When you look for reasons the American Revolution took place where it did, the economics are worth a glance. The rebel colonies were relatively well off. American settlers’ incomes were equal to or slightly higher than English ones, and in real terms bought more. Their residents didn’t suffer through the famines that devastated the Irish and Indian colonies. So we’re not talking about people driven by desperation.
What about liberty, then? The American colonists talked a lot about liberty, but they weren’t unique in that. The Irish and Scots–some of them–felt much the same way, and in the 1760s there was a massive slave rising in Jamaica, a Native American confederacy fighting the British from what’s now Michigan to Virginia, and in India wars against the British East India Company. Lots of people had an interest in liberty, although they wouldn’t have been unanimous in how they defined it.
As as the article I’m leaning on puts it, the people who led the American Revolution weren’t ”the wretched of the earth but the fortunate sons of Britain who, at a certain point, found it more advantageous to become sons of liberty.”
So how, finally, did Britain react to American independence?
Let’s go back to the Seven Years War. Yes, Britain needed money but certainly by comparison it came out in good shape. France was broke and it wasn’t long before the French Revolution tossed its monarchy into history’s overflowing trash can. Spain lost most of its empire. Britain kept its monarchy and its Caribbean colonies. It took control of India. And it hung onto its trade with the newly independent United States. As Henry Clay put it, the United States were “sort of independent colonies” of England. They were “politically free, commercially slaves.”
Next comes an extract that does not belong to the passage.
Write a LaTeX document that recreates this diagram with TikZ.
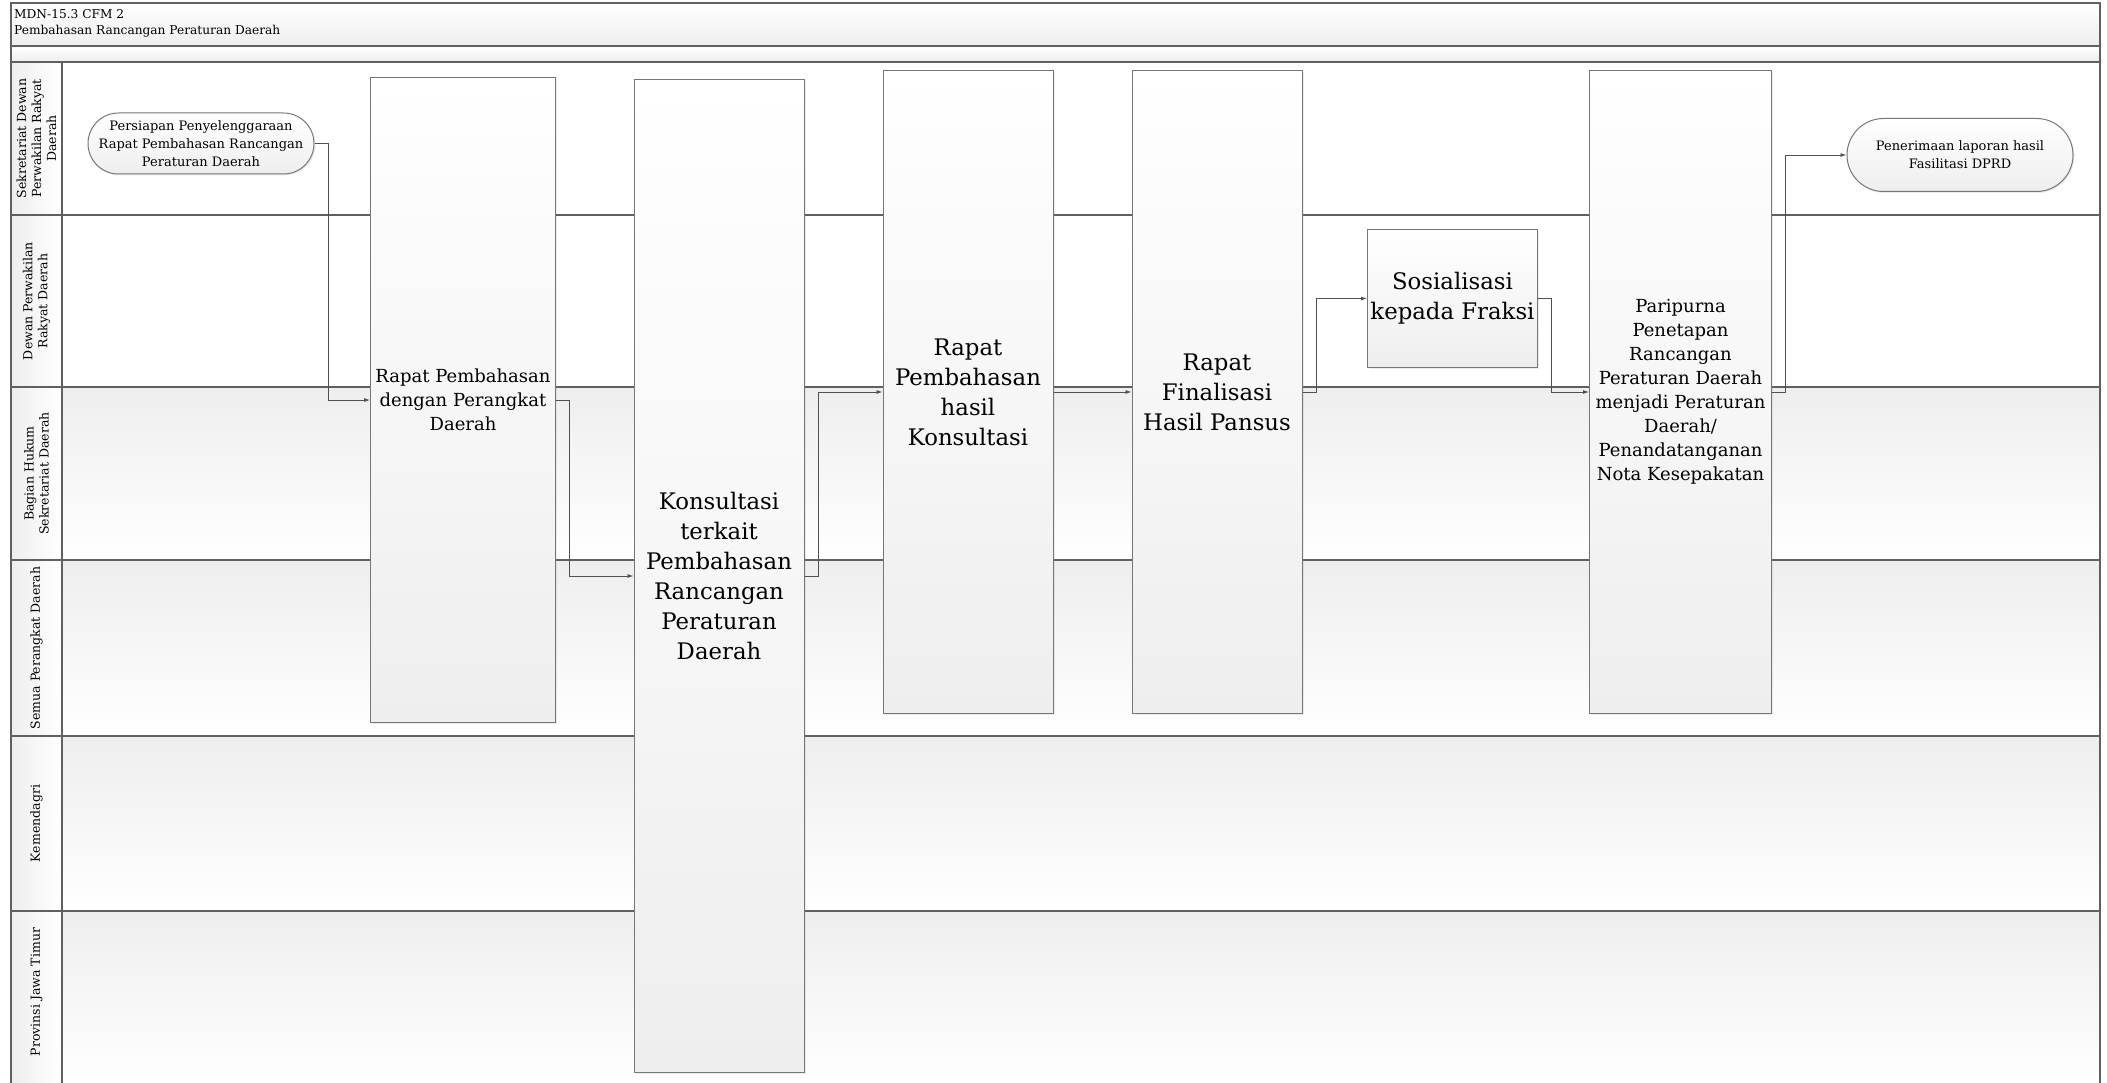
\documentclass[tikz,border=0pt]{standalone}
\usepackage{fontspec}
\setmainfont{DejaVu Serif}
\usetikzlibrary{positioning, arrows.meta, shapes.misc, shadows}
\definecolor{edgegray}{RGB}{118,118,118}
\definecolor{lanegray}{RGB}{96,96,96}
\definecolor{shadegray}{RGB}{238,238,238}
\definecolor{flowgray}{RGB}{80,80,80}
\newcommand{\titletxt}{\fontsize{12.2}{16}\selectfont}
\newcommand{\lanetxt}{\fontsize{12.5}{15}\selectfont}
\newcommand{\termtxt}{\fontsize{13}{18}\selectfont}
\newcommand{\midtxt}{\fontsize{18}{24}\selectfont}
\newcommand{\bigtxt}{\fontsize{22.8}{30}\selectfont}

\begin{document}
\begin{tikzpicture}[
  x=1pt, y=-1pt,
  task/.style={draw=edgegray, line width=1pt, top color=white,
               bottom color=shadegray, align=center, inner sep=2pt,
               drop shadow={shadow xshift=1.5pt, shadow yshift=-1.5pt,
                            opacity=0.15}},
  term/.style={task, rounded rectangle, font=\termtxt},
  lanelab/.style={rotate=90, align=center, font=\lanetxt, inner sep=1pt},
  lane/.style={draw=lanegray, line width=1.4pt},
  flow/.style={-{Latex[length=6pt, width=4pt]}, draw=flowgray,
               line width=0.9pt}]

  \useasboundingbox (0,0) rectangle (2107,1083);

  % header and lanes
  \shade[top color=white, bottom color=shadegray] (11,3) rectangle (2100,46);
  \shade[top color=white, bottom color=shadegray] (11,46) rectangle (2100,62);
  \fill[white] (62,62) rectangle (2100,387);
  \shade[top color=shadegray, bottom color=white] (62,387) rectangle (2100,560);
  \shade[top color=shadegray, bottom color=white] (62,560) rectangle (2100,736);
  \shade[top color=shadegray, bottom color=white] (62,736) rectangle (2100,911);
  \shade[top color=shadegray, bottom color=white] (62,911) rectangle (2100,1083);
  \shade[left color=shadegray, right color=white] (11,62) rectangle (62,1083);

  \draw[lane] (11,46) -- (2100,46);
  \draw[lane] (11,62) -- (2100,62);
  \draw[lane] (11,215) -- (2100,215);
  \draw[lane] (11,387) -- (2100,387);
  \draw[lane] (11,560) -- (2100,560);
  \draw[lane] (11,736) -- (2100,736);
  \draw[lane] (11,911) -- (2100,911);
  \draw[lane] (62,62) -- (62,1083);
  \draw[lane] (11,1083) -- (11,3) -- (2100,3) -- (2100,1083);

  \node[anchor=north west, align=left, font=\titletxt, inner sep=0pt] (title)
    at (14,9) {MDN-15.3 CFM 2\\Pembahasan Rancangan Peraturan Daerah};

  \node[lanelab] (sekwan) at (36.5,138.5) {Sekretariat Dewan\\Perwakilan Rakyat\\Daerah};
  \node[lanelab] (dprd)   at (36.5,301)   {Dewan Perwakilan\\Rakyat Daerah};
  \node[lanelab] (hukum)  at (36.5,473.5) {Bagian Hukum\\Sekretariat Daerah};
  \node[lanelab] (opd)    at (36.5,648)   {Semua Perangkat Daerah};
  \node[lanelab] (kemen)  at (36.5,823.5) {Kemendagri};
  \node[lanelab] (prov)   at (36.5,992)   {Provinsi Jawa Timur};

  % process
  \node[term, minimum width=230pt, minimum height=61pt] (start) at (201,143.5)
    {Persiapan Penyelenggaraan\\Rapat Pembahasan Rancangan\\Peraturan Daerah};
  \node[task, minimum width=185pt, minimum height=645pt, font=\midtxt] (rapat)
    at (463,400) {Rapat Pembahasan\\dengan Perangkat\\Daerah};
  \node[task, minimum width=170pt, minimum height=992pt, font=\bigtxt] (konsul)
    at (719,576) {Konsultasi\\terkait\\Pembahasan\\Rancangan\\Peraturan\\Daerah};
  \node[task, minimum width=170pt, minimum height=642pt, font=\bigtxt] (hasil)
    at (968,392) {Rapat\\Pembahasan\\hasil\\Konsultasi};
  \node[task, minimum width=170pt, minimum height=642pt, font=\bigtxt] (pansus)
    at (1217,392) {Rapat\\Finalisasi\\Hasil Pansus};
  \node[task, minimum width=170pt, minimum height=137pt, font=\bigtxt] (fraksi)
    at (1452.5,298.5) {Sosialisasi\\kepada Fraksi};
  \node[task, minimum width=182pt, minimum height=642pt, font=\midtxt] (paripurna)
    at (1680.5,392) {Paripurna\\Penetapan\\Rancangan\\Peraturan Daerah\\menjadi Peraturan\\Daerah/\\Penandatanganan\\Nota Kesepakatan};
  \node[term, minimum width=230pt, minimum height=73pt] (laporan) at (1960,155)
    {Penerimaan laporan hasil\\Fasilitasi DPRD};

  \draw[flow] (start.east) -- ++(13.5,0) |- (rapat.west);
  \draw[flow] (rapat.east) -- ++(13.5,0) |- (konsul.west);
  \draw[flow] (konsul.east) -- ++(13.5,0) |- (hasil.west);
  \draw[flow] (hasil.east) -- (pansus.west);
  \draw[flow] (pansus.east) -- ++(13.5,0) |- (fraksi.west);
  \draw[flow] (fraksi.east) -- ++(13.5,0) |- (paripurna.west);
  \draw[flow] (paripurna.east) -- ++(13.5,0) |- (laporan.west);
\end{tikzpicture}
\end{document}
Which isn’t at all the way I learned the story but it goes a long way towards explaining why I found so little on the American Revolution’s impact on Britain. The loss of thirteen colonies doesn’t seem to have registered as a painful loss. Or possibly as any sort of loss.
But what about the American call to liberty: was it heard round the world?
Possibly not. Hannah Arendt wrote that the French Revolution “made world history” but the American was “of little more than local importance.” Dig around and you’ll find historians who agree. And inevitably others who don’t. I’m no historian, just somebody sitting on the couch, but I see Arendt’s point. Slavery meant the American call for liberty sounded ever so slightly off key. That French hero of the American Revolution the Marquis de Lafayette later said, “I would never have drawn my sword in the cause of America if I could have conceived that thereby I was founding a land of slavery!”
Independence of the thirteen former colonies put power in the hands of the local elite, and many of them, including eight of the first ten presidents, were slaveholders. They were free to run their own country. They were free to expand westward, appropriating land from the Native tribes, free to own slaves, who were not free to be free.
During the revolution, most Native and Black Americans fought against the rebels.